8. Nearly all of Toronto joined in on the fun: For the veteran attendees and others in the know, there’s literally hundreds of other Pride related events spread out across the city, both official and unofficial. Many dance clubs, bars and even restaurants get into the spirit with special programming, themed menus, and rainbow decorations. While the west end of the city held the majority of these at places like both the Drake and Gladstone Hotels, The Garrison and the Henhouse, Wayla Bar on the eastside delivered a solid alternative to the masses, while The Guvernment went wild catering to the DJ induced circuit crowd.

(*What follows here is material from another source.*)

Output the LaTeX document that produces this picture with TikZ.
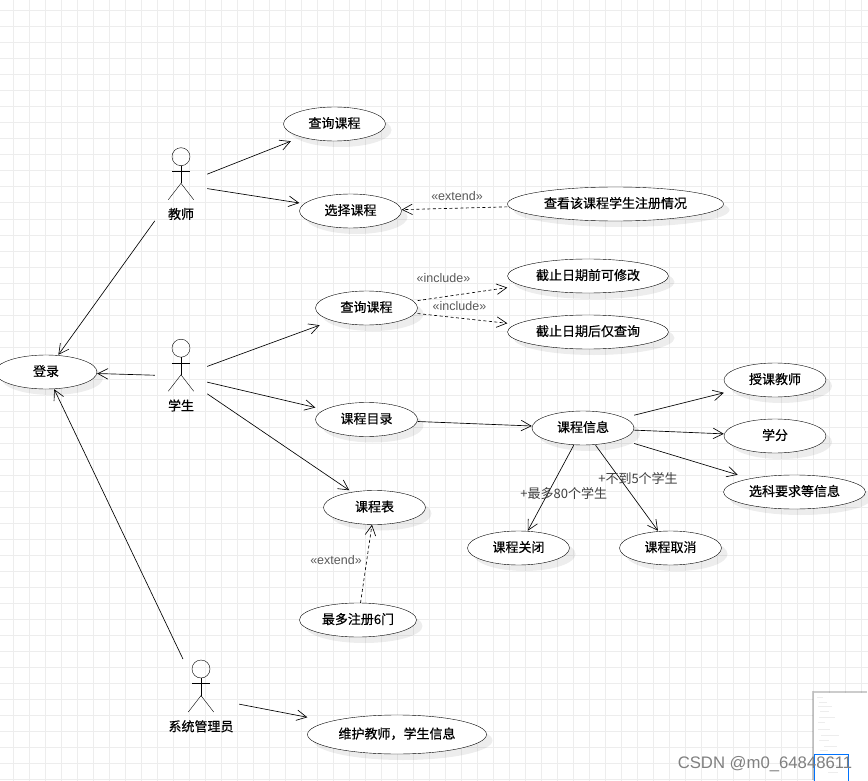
\documentclass[tikz,border=0pt]{standalone}
\usepackage{fontspec}
\usepackage{xcolor}
\setmainfont{Noto Sans CJK SC}[RawFeature={embolden=0.45}]
\newfontfamily\plainfont{Noto Sans CJK SC}
\newfontfamily\labelfont{Liberation Sans}
\newfontfamily\markfont{Liberation Sans}
\usetikzlibrary{shapes,arrows.meta,shadows,fit}

\tikzset{
    usecase/.style={draw, ellipse, fill=white, inner sep=0pt, minimum height=34,
        text height=11pt, text depth=3pt,
        drop shadow={shadow xshift=6pt, shadow yshift=-6pt, fill=black, opacity=0.07}},
    actor/.style={inner sep=0pt, minimum height=75, label={[yshift=-29.5pt]center:#1}},
    assoc/.style={-{Straight Barb[length=10pt,width=10.5pt]}, line width=0.65pt},
    depend/.style={assoc, dashed, dash pattern=on 3pt off 2.5pt},
    stereo/.style={text=black!65, font=\fontsize{12.5}{14}\labelfont},
    note/.style={text=black!75, font=\fontsize{13}{15}\plainfont},
    stickman/.pic={
        \draw (0,-27.8) circle (9);
        \draw (0,-18.8) -- (0,-1.2);
        \draw (-9,-13.2) -- (9,-13.2);
        \draw (-12.7,15.2) -- (0,-1.2) -- (12.7,15.2);
    }
}

\begin{document}
\begin{tikzpicture}[x=1pt, y=-1pt, every node/.append style={font=\fontsize{13}{15}\selectfont}]
\useasboundingbox (0,0) rectangle (868,781);
\fill[white] (0,0) rectangle (868,781);

% Background grid
\foreach \i in {0,...,53} {
    \draw[black!7, line width=1pt] (13+\i*16, 0) -- (13+\i*16, 781);
}
\foreach \i in {0,...,48} {
    \draw[black!7, line width=1pt] (0, 11+\i*16) -- (868, 11+\i*16);
}

% Actors
\node[actor=教师, minimum width=52] (teacher) at (181, 184.5) {};
\node[actor=学生, minimum width=52] (student) at (181, 376) {};
\node[actor=系统管理员, minimum width=76] (admin) at (201, 696.8) {};
\foreach \who in {teacher,student,admin} {
    \pic at (\who) {stickman};
}

% Use cases
\node[usecase, minimum width=102] (loginoval) at (46, 372) {登录};
\node[usecase, minimum width=102] (teacherqueryoval) at (334.5, 124) {查询课程};
\node[usecase, minimum width=102] (selectoval) at (350.5, 211) {选择课程};
\node[usecase, minimum width=216] (enrolmentoval) at (615.5, 204) {查看该课程学生注册情况};
\node[usecase, minimum width=102] (studentqueryoval) at (366.5, 308) {查询课程};
\node[usecase, minimum width=161] (beforeoval) at (588, 276) {截止日期前可修改};
\node[usecase, minimum width=161] (afteroval) at (588, 332) {截止日期后仅查询};
\node[usecase, minimum width=102] (catalogoval) at (366.5, 419.5) {课程目录};
\node[usecase, minimum width=102] (infooval) at (583, 428) {课程信息};
\node[usecase, minimum width=102] (lectureroval) at (775, 380) {授课教师};
\node[usecase, minimum width=102] (creditoval) at (775, 436) {学分};
\node[usecase, minimum width=142] (requireoval) at (794.5, 492) {选科要求等信息};
\node[usecase, minimum width=102] (closedoval) at (518.5, 548) {课程关闭};
\node[usecase, minimum width=102] (canceloval) at (670.5, 548) {课程取消};
\node[usecase, minimum width=102] (timetableoval) at (374.5, 507.5) {课程表};
\node[usecase, minimum width=117] (maxsixoval) at (358, 620) {最多注册6门};
\node[usecase, minimum width=179, minimum height=39] (maintainoval) at (397, 734.5) {维护教师，学生信息};

% Connectors stop at the box round each oval
\foreach \n in {login,teacherquery,select,enrolment,studentquery,before,after,catalog,
    info,lecturer,credit,require,closed,cancel,timetable,maxsix,maintain} {
    \node[fit=(\n oval), inner sep=0pt, outer sep=0pt] (\n) {};
}

% Associations
\foreach \a/\b in {teacher/teacherquery,teacher/select,teacher/login,
    student/login,student/studentquery,student/catalog,student/timetable,
    admin/login,admin/maintain,catalog/info,info/lecturer,info/credit,
    info/require,info/closed,info/cancel} {
    \draw[assoc] (\a) -- (\b);
}

% Dependencies
\foreach \a/\b in {enrolment/select,studentquery/before,studentquery/after,maxsix/timetable} {
    \draw[depend] (\a) -- (\b);
}

% Stereotypes and multiplicities
\node[stereo] (extendone) at (457, 196) {«extend»};
\node[stereo] (includeone) at (443.5, 278) {«include»};
\node[stereo] (includetwo) at (459.5, 306.5) {«include»};
\node[stereo] (extendtwo) at (336, 560) {«extend»};
\node[note] (maxeighty) at (563.7, 493.5) {+最多80个学生};
\node[note] (lessfive) at (638, 478.5) {+不到5个学生};

% Overview panel
\fill[white, drop shadow={shadow xshift=-1.5pt, shadow yshift=1.5pt, fill=black, opacity=0.2}]
    (813.5, 692.5) rectangle (868, 781);
\foreach \x/\y/\w in {817/697/6,819/702/8,818/706/14,820/711/9,819/717/16,818/722/7,
    818/729/12,821/735/18,819/740/10,824/746/13,820/750/8,826/758/12,822/765/16,828/772/10} {
    \draw[black!7, line width=1pt] (\x, \y) -- (\x+\w, \y);
}
\draw[blue!55!cyan, line width=0.8pt] (814.5, 781) -- (814.5, 754.5) -- (848.5, 754.5) -- (848.5, 781);

% Watermark
\node[text=black!50, font=\fontsize{16.7}{18}\markfont] (watermark) at (765, 764.5) {CSDN @m0\_64848611};

\end{tikzpicture}
\end{document}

9. Global Focus: Each year Pride Toronto selects an International Grand Marshal (IGM) to reflect the focus on global human rights. This year it was human rights activist Goran Miletić from Belgrade, Serbia, for his dedicated work in South Eastern Europe and Western Balkan States. The annual appointment of the IGM is part of Pride Toronto’s “Global Human Rights for Queers: What OUT is About” program. Now in its seventh year, the ‘What OUT is About’ program raises awareness of human rights issues that still occur around the world toward the LGBT community.
10. World Pride 2014: In two years Toronto will be the host city for World Pride 2014, the first time this event will happen off the European continent. Plans are already underway as to how to prepare for an estimated increase of a quarter million additional attendees to the city, and all the specialized programming that will undoubtedly be part of this historic event. From what I have seen during my three days this year, I think this city is more than ready to welcome the world, but I can’t imagine how the overall vibe and costumes can get any grander.